The Bells of St. Mary's is another movie strongly associated with the holiday season that actually has very little to do with Christmas. It was released in December of 1945, and it does have one memorable sequence that focuses on Christmas, and that seems to have been enough to bestow "holiday classic" status upon it. The warm, uplifting tone of the film probably helps, as does its story of a priest and a nun running an underdog New York City parochial school. It feels like a film for families to watch while gathered together for the holidays, and its easygoing pace and episodic structure make it not too taxing if you've had a bit too much Christmas dinner.

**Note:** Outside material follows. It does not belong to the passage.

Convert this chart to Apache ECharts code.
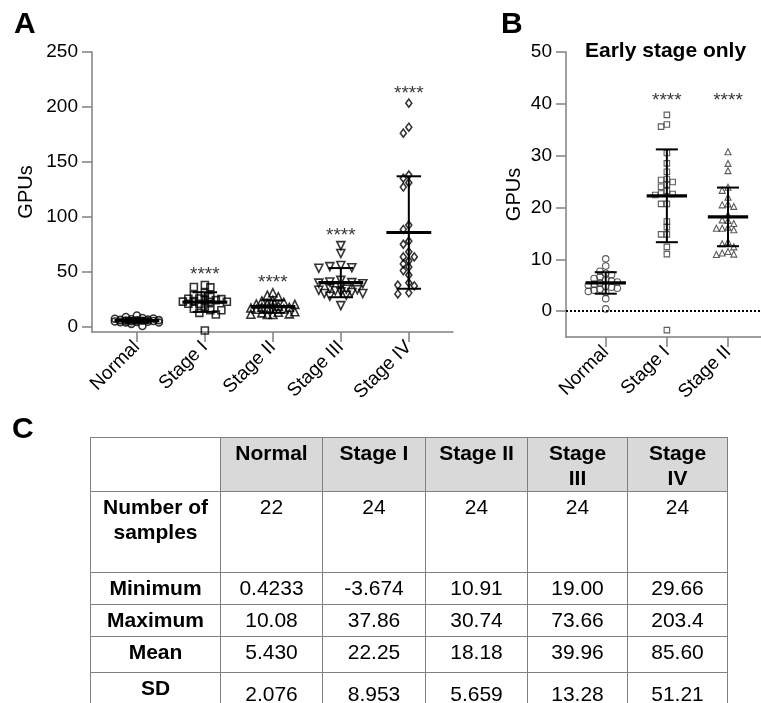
<!DOCTYPE html>
<html>
<head>
<meta charset="utf-8">
<script src="https://cdn.jsdelivr.net/npm/echarts@6/dist/echarts.min.js"></script>
<style>
html,body{margin:0;padding:0;background:#fff;width:761px;height:703px;overflow:hidden;}
#chart{position:absolute;left:0;top:0;width:761px;height:703px;}
#tbl{position:absolute;left:90px;top:437px;border-collapse:collapse;table-layout:fixed;
  font-family:'Liberation Sans',Arial,Helvetica,sans-serif;font-size:21px;color:#000;}
#tbl td{border:1px solid #808080;text-align:center;vertical-align:top;padding:2px 12px 0 12px;line-height:25px;}
#tbl td.hd{background:#d9d9d9;font-weight:bold;}
#tbl td.lb{font-weight:bold;padding-left:4px;padding-right:4px;}
#tbl td.sdv{padding-top:8px;}
</style>
</head>
<body>
<div id="chart"></div>
<table id="tbl"></table>
<script>
// ---------------- data ----------------
const categories = ['Normal', 'Stage I', 'Stage II', 'Stage III', 'Stage IV'];
const normal = [10.08, 8.7, 7.7, 7.3, 7.0, 6.6, 6.3, 6.0, 5.8, 5.6, 5.4, 5.2, 5.0, 4.8, 4.6, 4.4, 4.2, 4.0, 3.8, 3.6, 2.4, 0.4233];
const stage1 = [37.86, 36.0, 35.6, 30.5, 28.5, 26.9, 25.5, 25.3, 24.9, 24.4, 24.0, 23.2, 22.7, 22.6, 22.4, 20.7, 20.7, 17.3, 16.2, 14.8, 14.8, 12.4, 11.0, -3.674];
const stage2 = [30.74, 28.5, 27.1, 23.9, 23.3, 22.0, 20.7, 20.5, 20.2, 18.6, 17.6, 17.5, 16.9, 16.2, 16.0, 16.0, 15.7, 13.4, 13.0, 12.4, 11.5, 11.2, 11.0, 10.91];
const stage3 = [73.66, 66.5, 55.5, 54.5, 53.5, 53.0, 42.0, 40.5, 40.0, 39.5, 39.0, 36.5, 34.5, 34.0, 33.5, 33.0, 32.5, 31.5, 31.0, 30.0, 30.0, 28.5, 27.5, 19.0];
const stage4 = [203.4, 181.5, 176.1, 138.0, 135.0, 131.0, 127.0, 92.4, 88.4, 77.8, 74.9, 68.0, 63.4, 63.4, 59.8, 57.0, 54.3, 50.9, 46.9, 39.8, 37.7, 37.0, 30.7, 29.66];

const nSamples = ['22', '24', '24', '24', '24'];
const minimum = ['0.4233', '-3.674', '10.91', '19.00', '29.66'];
const maximum = ['10.08', '37.86', '30.74', '73.66', '203.4'];
const meanVals = ['5.430', '22.25', '18.18', '39.96', '85.60'];
const sdVals = ['2.076', '8.953', '5.659', '13.28', '51.21'];
const significance = ['', '****', '****', '****', '****'];
const sigLevelB = 40.5;

const yTicksA = [0, 50, 100, 150, 200, 250];
const yTicksB = [0, 10, 20, 30, 40, 50];
const rowLabels = ['Number of<br>samples', 'Minimum', 'Maximum', 'Mean', 'SD'];

// ---------------- layout ----------------
const FONT = "'Liberation Sans', Arial, Helvetica, sans-serif";
const gridA = {left: 92, top: 52, width: 361, height: 280};
const gridB = {left: 566, top: 52, width: 195, height: 285};
const xRangeA = [-0.66, 4.65], yRangeA = [-5, 250];
const xRangeB = [-0.65, 2.54], yRangeB = [-5, 50];
const pxXA = gridA.width / (xRangeA[1] - xRangeA[0]);
const pxYA = gridA.height / (yRangeA[1] - yRangeA[0]);
const pxXB = gridB.width / (xRangeB[1] - xRangeB[0]);
const pxYB = gridB.height / (yRangeB[1] - yRangeB[0]);

// simple beeswarm: horizontal offsets so markers overlap as little as possible
function swarm(vals, pxX, pxY, stepPx, minDist, maxLanes) {
  const order = vals.map((v, i) => i).sort((a, b) => vals[b] - vals[a]);
  const lanes = [0];
  for (let k = 1; k <= maxLanes; k++) lanes.push(-k, k);
  const placed = [], off = new Array(vals.length).fill(0);
  for (const i of order) {
    let chosen = null, best = null, bestD = -1;
    for (const L of lanes) {
      const dx = L * stepPx;
      let d = Infinity;
      placed.forEach(p => { d = Math.min(d, Math.hypot(p.dx - dx, (p.v - vals[i]) * pxY)); });
      if (d >= minDist) { chosen = L; break; }
      if (d > bestD + 0.5) { bestD = d; best = L; }
    }
    if (chosen === null) chosen = best;
    const dx = chosen * stepPx;
    off[i] = dx / pxX;
    placed.push({dx: dx, v: vals[i]});
  }
  return off;
}

const groupsA = [normal, stage1, stage2, stage3, stage4];
const groupsB = [normal, stage1, stage2];
const symA = ['circle', 'rect', 'triangle', 'triangle', 'diamond'];
const sizeA = [7, 7, 8, 8, [6, 8]];
const rotA = [0, 0, 0, 180, 0];
const symB = ['circle', 'rect', 'triangle'];
const sizeB = [6.5, 5.5, 6];

function axisX(gi, range, n) {
  const ticks = [];
  for (let i = 0; i < n; i++) ticks.push(i);
  return {
    type: 'value', gridIndex: gi, min: range[0], max: range[1],
    axisLine: {show: true, onZero: false, lineStyle: {color: '#808080', width: 1.5}},
    axisTick: {show: true, customValues: ticks, length: 10, lineStyle: {color: '#808080', width: 1.5}},
    axisLabel: {customValues: ticks, formatter: v => categories[Math.round(v)], rotate: 45,
      fontSize: 19, color: '#000', fontFamily: FONT, margin: 12},
    splitLine: {show: false}
  };
}
function axisY(gi, range, ticks, gap) {
  return {
    type: 'value', gridIndex: gi, min: range[0], max: range[1],
    name: 'GPUs', nameLocation: 'middle', nameGap: gap, nameRotate: 90,
    nameTextStyle: {fontSize: 20, color: '#000', fontFamily: FONT},
    axisLine: {show: true, onZero: false, lineStyle: {color: '#808080', width: 1.5}},
    axisTick: {show: true, customValues: ticks, length: 10, lineStyle: {color: '#808080', width: 1.5}},
    axisLabel: {customValues: ticks, fontSize: 19, color: '#000', fontFamily: FONT, margin: 14},
    splitLine: {show: false}
  };
}

const series = [];
const markerStyleA = {color: 'rgba(0,0,0,0)', borderColor: '#000', borderWidth: 1.6};
const markerStyleB = {color: 'rgba(0,0,0,0)', borderColor: '#333', borderWidth: 1.1};

groupsA.forEach((vals, g) => {
  const off = swarm(vals, pxXA, pxYA, 5.5, 6, 4);
  series.push({
    type: 'scatter', xAxisIndex: 0, yAxisIndex: 0, silent: true, z: 2,
    symbol: symA[g], symbolSize: sizeA[g], symbolRotate: rotA[g],
    itemStyle: markerStyleA,
    data: vals.map((v, i) => [g + off[i], v])
  });
});
groupsB.forEach((vals, g) => {
  const off = swarm(vals, pxXB, pxYB, 5.8, 5.6, 3);
  const s = {
    type: 'scatter', xAxisIndex: 1, yAxisIndex: 1, silent: true, z: 2,
    symbol: symB[g], symbolSize: sizeB[g],
    itemStyle: markerStyleB,
    data: vals.map((v, i) => [g + off[i], v])
  };
  if (g === 0) {
    s.markLine = {silent: true, symbol: ['none', 'none'], label: {show: false},
      lineStyle: {type: 'dotted', color: '#000', width: 2}, data: [{yAxis: 0}]};
  }
  series.push(s);
});

function meanSd(xi, n) {
  return {
    type: 'custom', xAxisIndex: xi, yAxisIndex: xi, silent: true, z: 5,
    data: categories.slice(0, n).map((c, i) => [i, parseFloat(meanVals[i]), parseFloat(sdVals[i])]),
    renderItem: function (params, api) {
      const x = api.value(0), m = api.value(1), s = api.value(2);
      const ml = api.coord([x - 0.33, m]), mr = api.coord([x + 0.33, m]);
      const t = api.coord([x, m + s]), b = api.coord([x, m - s]);
      const tl = api.coord([x - 0.18, m + s]), tr = api.coord([x + 0.18, m + s]);
      const bl = api.coord([x - 0.18, m - s]), br = api.coord([x + 0.18, m - s]);
      const st = {stroke: '#000', lineWidth: 2};
      return {type: 'group', children: [
        {type: 'line', shape: {x1: t[0], y1: t[1], x2: b[0], y2: b[1]}, style: st},
        {type: 'line', shape: {x1: tl[0], y1: tl[1], x2: tr[0], y2: tr[1]}, style: st},
        {type: 'line', shape: {x1: bl[0], y1: bl[1], x2: br[0], y2: br[1]}, style: st},
        {type: 'line', shape: {x1: ml[0], y1: ml[1], x2: mr[0], y2: mr[1]}, style: {stroke: '#000', lineWidth: 3.2}}
      ]};
    }
  };
}
series.push(meanSd(0, 5));
series.push(meanSd(1, 3));

const sigLabel = {show: true, position: 'inside', formatter: p => p.name, fontSize: 19, color: '#000', fontFamily: FONT};
series.push({
  type: 'scatter', xAxisIndex: 0, yAxisIndex: 0, silent: true, symbolSize: 0, z: 6, label: sigLabel,
  data: categories.map((c, i) => ({name: significance[i], value: [i, parseFloat(maximum[i]) + 9]})).filter(d => d.name)
});
series.push({
  type: 'scatter', xAxisIndex: 1, yAxisIndex: 1, silent: true, symbolSize: 0, z: 6, label: sigLabel,
  data: categories.slice(0, 3).map((c, i) => ({name: significance[i], value: [i, sigLevelB]})).filter(d => d.name)
});

const titleStyle = (size) => ({fontSize: size, fontWeight: 'bold', color: '#000', fontFamily: FONT});
const option = {
  animation: false,
  backgroundColor: '#fff',
  title: [
    {text: 'A', left: 14, top: 10, padding: 0, textStyle: titleStyle(30)},
    {text: 'B', left: 501, top: 10, padding: 0, textStyle: titleStyle(30)},
    {text: 'Early stage only', left: 585, top: 41, padding: 0, textStyle: titleStyle(21)},
    {text: 'C', left: 12, top: 415, padding: 0, textStyle: titleStyle(30)}
  ],
  grid: [
    Object.assign({containLabel: false}, gridA),
    Object.assign({containLabel: false}, gridB)
  ],
  xAxis: [axisX(0, xRangeA, 5), axisX(1, xRangeB, 3)],
  yAxis: [axisY(0, yRangeA, yTicksA, 56), axisY(1, yRangeB, yTicksB, 42)],
  series: series
};
const chart = echarts.init(document.getElementById('chart'), null, {renderer: 'canvas'});
chart.setOption(option);

// ---------------- table ----------------
const tbl = document.getElementById('tbl');
const colW = [130, 102, 103, 102, 100, 100];
const rowH = [54, 81, 32, 32, 36, 40];
let html = '<colgroup>' + colW.map(w => '<col style="width:' + w + 'px">').join('') + '</colgroup>';
html += '<tr style="height:' + rowH[0] + 'px"><td></td>' + categories.map(c => '<td class="hd">' + c + '</td>').join('') + '</tr>';
const rows = [nSamples, minimum, maximum, meanVals, sdVals];
rows.forEach((r, k) => {
  html += '<tr style="height:' + rowH[k + 1] + 'px"><td class="lb">' + rowLabels[k] + '</td>' +
    r.map(v => '<td' + (k === 4 ? ' class="sdv"' : '') + '>' + v + '</td>').join('') + '</tr>';
});
tbl.innerHTML = html;
</script>
</body>
</html>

The plotting is a little scattered, as Bing Crosby's Father O'Malley (previously the main character of 1944 Best Picture winner Going My Way, which I haven't seen) arrives at St. Mary's and finds himself at odds with the head nun there, Ingrid Bergman's Sister Benedict. Although he's warned that the previous priest left in a wheelchair, O'Malley only mildly clashes with Sister Benedict, and really all of the movie's conflicts could best be characterized as mild. The closest thing to a main plot thread is the effort by the curmudgeonly industrialist next door to buy St. Mary's and turn it into a parking lot, but even he is portrayed less as evil than as simply hard-working, and the resolution to the story is remarkably easy and low-key. There's also a female student whose mother is heavily hinted to be a prostitute, but it's vague enough for plausible deniability, and either way it too turns out remarkably well given the circumstances.
Not a whole lot happens, then, but director Leo McCarey shoehorns in numerous opportunities for Crosby to sing, and Bergman is lovely as the wise, earthy Sister Benedict. A late-breaking plot development hinges on keeping vital medical info from Sister Benedict in a twist that struck me as a little melodramatic, but it too ends up resolved in a simple, anticlimactic way. I got a little tired of this meandering, overly sweet film as it headed past two hours, but the performances and some of the small comedic touches (including an impossibly cute Christmas pageant improvised by child actors) keep it from being a waste of time.
The True Meaning of Christmas: Let the kids decide.